Tuesday, April 26, 2011

Softening a Main Character Just a Smidgeon

on_white_04I’m drawn, as a reader and a writer, to protagonists who aren’t all sweetness and light. They might just have a mischievous streak, or it could be something darker.

Occasionally, though, I’ve had to soften up a character when I’ve thought their bad traits pushed them over the line a little bit into unlikeable territory.

Softening a character’s rough edges is easy to do. In fact, you can do it with your antagonist, too—they’re probably not all bad, and making them multi-faceted can keep readers guessing and make these characters more realistic.

I was on a shopping expedition Saturday afternoon for plastic Easter eggs (I was definitely running a little behind on this errand.) All the stores were sold out by this time.

When I finally drove to Walmart, I was already in a stinky mood from going to three stores.
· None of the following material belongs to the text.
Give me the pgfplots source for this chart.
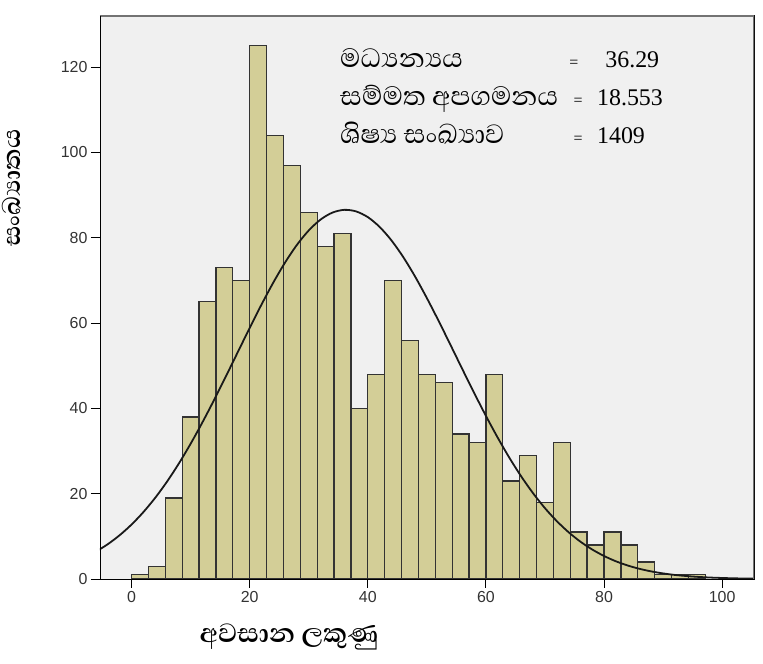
\documentclass[border=0pt]{standalone}
\usepackage{fontspec}
\usepackage{pgfplots}
\pgfplotsset{compat=1.18}
\newfontfamily\sinhala[Script=Sinhala]{Abhaya Libre}
\newfontfamily\arialfont{Liberation Sans}
\newfontfamily\timesfont{Liberation Serif}
\definecolor{barcol}{HTML}{D3CE97}
\definecolor{bgcol}{HTML}{F0F0F0}
\begin{document}
\begin{tikzpicture}
\useasboundingbox (-100bp,-85bp) rectangle (663bp,579bp);
\begin{axis}[
  scale only axis,
  width=654bp, height=563bp,
  xmin=-5.35, xmax=105.4, ymin=0, ymax=132,
  axis background/.style={fill=bgcol},
  axis line style={black, line width=1pt},
  xtick={0,20,...,100}, ytick={0,20,...,120},
  tick align=outside, major tick length=9bp,
  tick style={black, line width=0.9pt},
  xtick pos=bottom, ytick pos=left,
  /pgf/number format/assume math mode=true,
  ticklabel style={font=\arialfont\fontsize{16}{16}\selectfont, text=black!80},
  xlabel={\sinhala\bfseries\fontsize{34}{34}\selectfont අවසාන ලකුණු},
  ylabel={\sinhala\bfseries\fontsize{32}{32}\selectfont සංඛ්^^^^200dයාතය},
  x label style={at={(axis description cs:0.289,-0.103)}, anchor=center},
  y label style={at={(axis description cs:-0.135,0.694)}, anchor=center, rotate=0},
  clip=true,
]
\addplot[ybar interval, fill=barcol, draw=black!80, line width=1.3pt] coordinates {
(0,1) (2.857,3) (5.714,19) (8.571,38) (11.429,65) (14.286,73) (17.143,70)
(20,125) (22.857,104) (25.714,97) (28.571,86) (31.429,78) (34.286,81) (37.143,40)
(40,48) (42.857,70) (45.714,56) (48.571,48) (51.429,46) (54.286,34) (57.143,32)
(60,48) (62.857,23) (65.714,29) (68.571,18) (71.429,32) (74.286,11) (77.143,8)
(80,11) (82.857,8) (85.714,4) (88.571,1) (91.429,1) (94.286,1) (97.143,0)
};
\addplot[black!90, line width=1.8pt, smooth] coordinates {
(-6,6.44) (-4,8.19) (-2,10.29) (0,12.78) (2,15.69) (4,19.04) (6,22.83) (8,27.07)
(10,31.72) (12,36.74) (14,42.06) (16,47.60) (18,53.24) (20,58.87) (22,64.35)
(24,69.51) (26,74.22) (28,78.34) (30,81.72) (32,84.27) (34,85.90) (36,86.55)
(38,86.19) (40,84.85) (42,82.55) (44,79.40) (46,75.48) (48,70.93) (50,65.87)
(52,60.49) (54,54.89) (56,49.23) (58,43.65) (60,38.25) (62,33.14) (64,28.37)
(66,24.01) (68,20.09) (70,16.61) (72,13.58) (74,10.97) (76,8.76) (78,6.92)
(80,5.40) (82,4.16) (84,3.17) (86,2.39) (88,1.78) (90,1.31) (92,0.95) (94,0.69)
(96,0.49) (98,0.34) (100,0.24) (102,0.16) (104,0.11) (106,0.07)
};
\draw[black!55, line width=1.2pt] (rel axis cs:0,1) -- (rel axis cs:1,1) -- (rel axis cs:1,0);
\draw[black, line width=1pt] (rel axis cs:0,0) -- (rel axis cs:0,1);
\draw[black, line width=1pt] (rel axis cs:0,0) -- (rel axis cs:1,0);
\node[anchor=base west, inner sep=0pt, font=\sinhala\fontsize{34}{34}\selectfont] at (axis cs:35.3,119.9) {මධ්^^^^200dයන්^^^^200dයය};
\node[anchor=base west, inner sep=0pt, font=\sinhala\fontsize{34}{34}\selectfont] at (axis cs:35.3,111.1) {සම්මත අපගමනය};
\node[anchor=base west, inner sep=0pt, font=\sinhala\fontsize{34}{34}\selectfont] at (axis cs:35.3,102.1) {ශිෂ්^^^^200dය සංඛ්^^^^200dයාව};
\node[anchor=base, inner sep=0pt, font=\timesfont\fontsize{16}{16}\selectfont] at (axis cs:74.9,119.9) {=};
\node[anchor=base, inner sep=0pt, font=\timesfont\fontsize{16}{16}\selectfont] at (axis cs:75.6,111.1) {=};
\node[anchor=base, inner sep=0pt, font=\timesfont\fontsize{16}{16}\selectfont] at (axis cs:75.6,102.1) {=};
\node[anchor=base west, inner sep=0pt, font=\timesfont\fontsize{24}{24}\selectfont] at (axis cs:80.2,119.9) {36.29};
\node[anchor=base west, inner sep=0pt, font=\timesfont\fontsize{24}{24}\selectfont] at (axis cs:78.8,111.1) {18.553};
\node[anchor=base west, inner sep=0pt, font=\timesfont\fontsize{24}{24}\selectfont] at (axis cs:78.8,102.1) {1409};
\end{axis}
\end{tikzpicture}
\end{document}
The scanner at the self-checkout didn’t read the bar code (naturally.) I ended up in a long line for a surly cashier who didn’t even greet the customers ahead of me. What’s more, I suddenly noticed that the eggs were $3 for fewer than a dozen. #%$#%#!!

“You could get twice as many eggs for half as much money,” the cashier abruptly said when I finally got the front of the line. “They’re right there on the wall…just there. I’ll wait for you.”

I pretended there weren’t twenty people muttering darkly in the line behind me and dashed over to get the cheap eggs. And I’ll tell you, I was just like the Grinch in the cartoon—my heart grew three sizes that day. I wasn’t exactly the nicest Walmart shopper Saturday, but when I thanked the cashier and smiled, I think she softened toward her crabby customer, too. And probably felt pleased with herself for being helpful.

I know when I’m reading a book and I’ve already pegged a character as unlikeable, having them do something unexpectedly nice can give them a layer of dimension. We’re not all bad and not all good (well, most of us, anyway.)

I really like the little glimpses of kindness instead of huge shifts in behavior. If it’s too big of a change for the character (and the change isn’t explained by a brush with death or something equally major), then it seems more that the character is just acting out of character (less of a good thing.)

Have you ever had to soften a character? Ever read one that should have been softened?